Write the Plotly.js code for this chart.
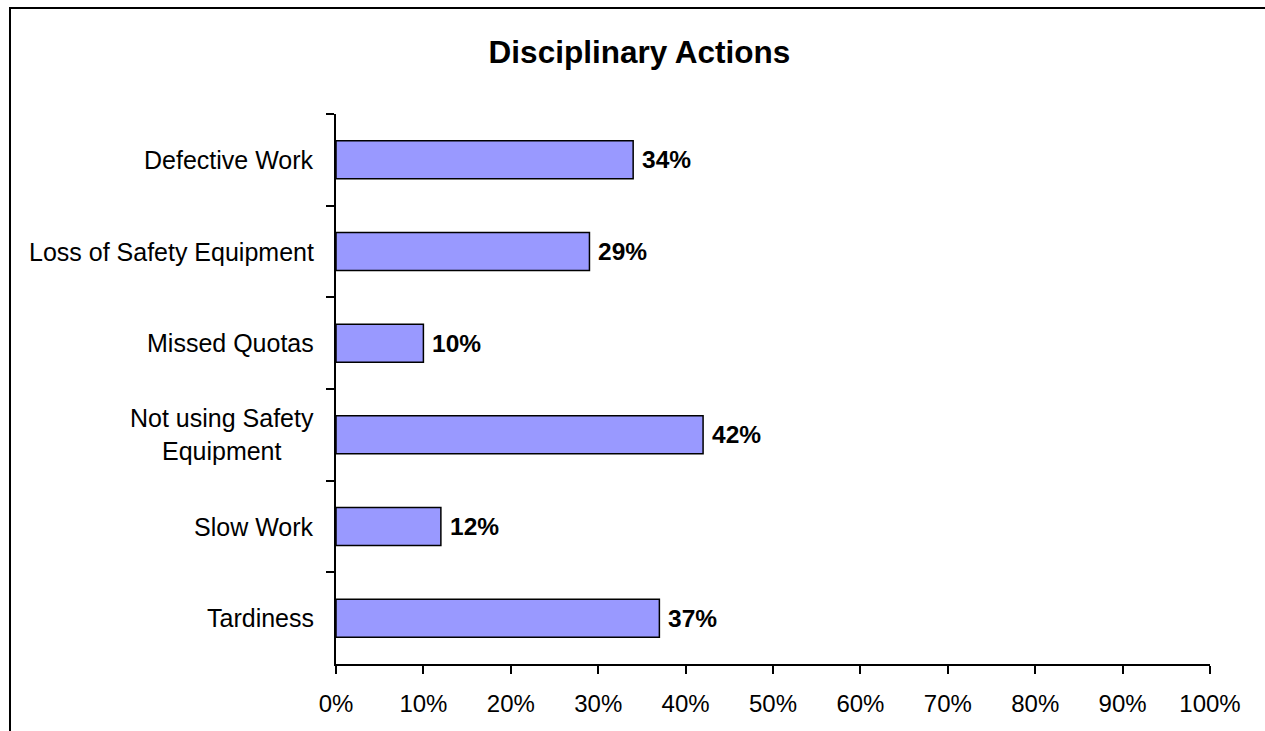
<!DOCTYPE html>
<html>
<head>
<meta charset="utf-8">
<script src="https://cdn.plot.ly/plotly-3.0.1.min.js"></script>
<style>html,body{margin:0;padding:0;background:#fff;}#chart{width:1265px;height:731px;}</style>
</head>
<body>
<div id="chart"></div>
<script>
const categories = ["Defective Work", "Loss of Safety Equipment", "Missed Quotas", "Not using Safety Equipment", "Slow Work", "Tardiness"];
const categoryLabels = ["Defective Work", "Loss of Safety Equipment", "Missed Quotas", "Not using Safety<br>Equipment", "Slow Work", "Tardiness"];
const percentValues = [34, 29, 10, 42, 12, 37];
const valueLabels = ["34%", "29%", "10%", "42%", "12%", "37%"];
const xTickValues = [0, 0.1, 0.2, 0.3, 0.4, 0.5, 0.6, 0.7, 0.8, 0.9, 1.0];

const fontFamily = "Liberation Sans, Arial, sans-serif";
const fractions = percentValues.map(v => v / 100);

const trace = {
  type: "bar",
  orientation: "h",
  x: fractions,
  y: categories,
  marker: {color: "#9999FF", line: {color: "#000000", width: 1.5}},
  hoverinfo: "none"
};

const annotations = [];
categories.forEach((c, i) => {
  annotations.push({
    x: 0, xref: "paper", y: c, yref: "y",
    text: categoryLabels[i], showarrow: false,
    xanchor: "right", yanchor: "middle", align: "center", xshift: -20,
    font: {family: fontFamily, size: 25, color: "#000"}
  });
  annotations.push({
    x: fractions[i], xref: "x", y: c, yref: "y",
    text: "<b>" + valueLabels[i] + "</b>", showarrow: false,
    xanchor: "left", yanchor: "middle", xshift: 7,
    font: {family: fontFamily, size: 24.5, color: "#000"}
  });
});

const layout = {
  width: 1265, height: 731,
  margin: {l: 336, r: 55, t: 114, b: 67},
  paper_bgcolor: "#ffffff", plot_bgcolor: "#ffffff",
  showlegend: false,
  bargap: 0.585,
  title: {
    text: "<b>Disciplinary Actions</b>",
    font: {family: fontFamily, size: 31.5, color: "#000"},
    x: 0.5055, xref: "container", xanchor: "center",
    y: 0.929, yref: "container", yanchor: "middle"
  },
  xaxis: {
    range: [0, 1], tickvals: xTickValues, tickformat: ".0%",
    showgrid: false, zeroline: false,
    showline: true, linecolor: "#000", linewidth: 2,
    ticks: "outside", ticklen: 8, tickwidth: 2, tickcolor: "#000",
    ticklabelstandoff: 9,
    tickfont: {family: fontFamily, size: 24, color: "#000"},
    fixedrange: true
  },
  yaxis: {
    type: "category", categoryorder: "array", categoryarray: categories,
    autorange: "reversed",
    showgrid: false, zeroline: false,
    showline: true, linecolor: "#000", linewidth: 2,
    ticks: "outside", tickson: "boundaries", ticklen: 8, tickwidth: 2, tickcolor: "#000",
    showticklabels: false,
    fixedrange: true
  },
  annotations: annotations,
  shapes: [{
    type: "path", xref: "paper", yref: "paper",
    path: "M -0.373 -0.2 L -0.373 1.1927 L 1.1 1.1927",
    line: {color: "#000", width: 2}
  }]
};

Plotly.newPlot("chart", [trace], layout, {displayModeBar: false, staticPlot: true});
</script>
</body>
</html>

----------------------------------------

- _Instructions for the task_
Copy all lines from the material that contain "chart".

- _Exercise solution_
Write the Plotly.js code for this chart.
<style>html,body{margin:0;padding:0;background:#fff;}#chart{width:1265px;height:731px;}</style>
<div id="chart"></div>
Plotly.newPlot("chart", [trace], layout, {displayModeBar: false, staticPlot: true});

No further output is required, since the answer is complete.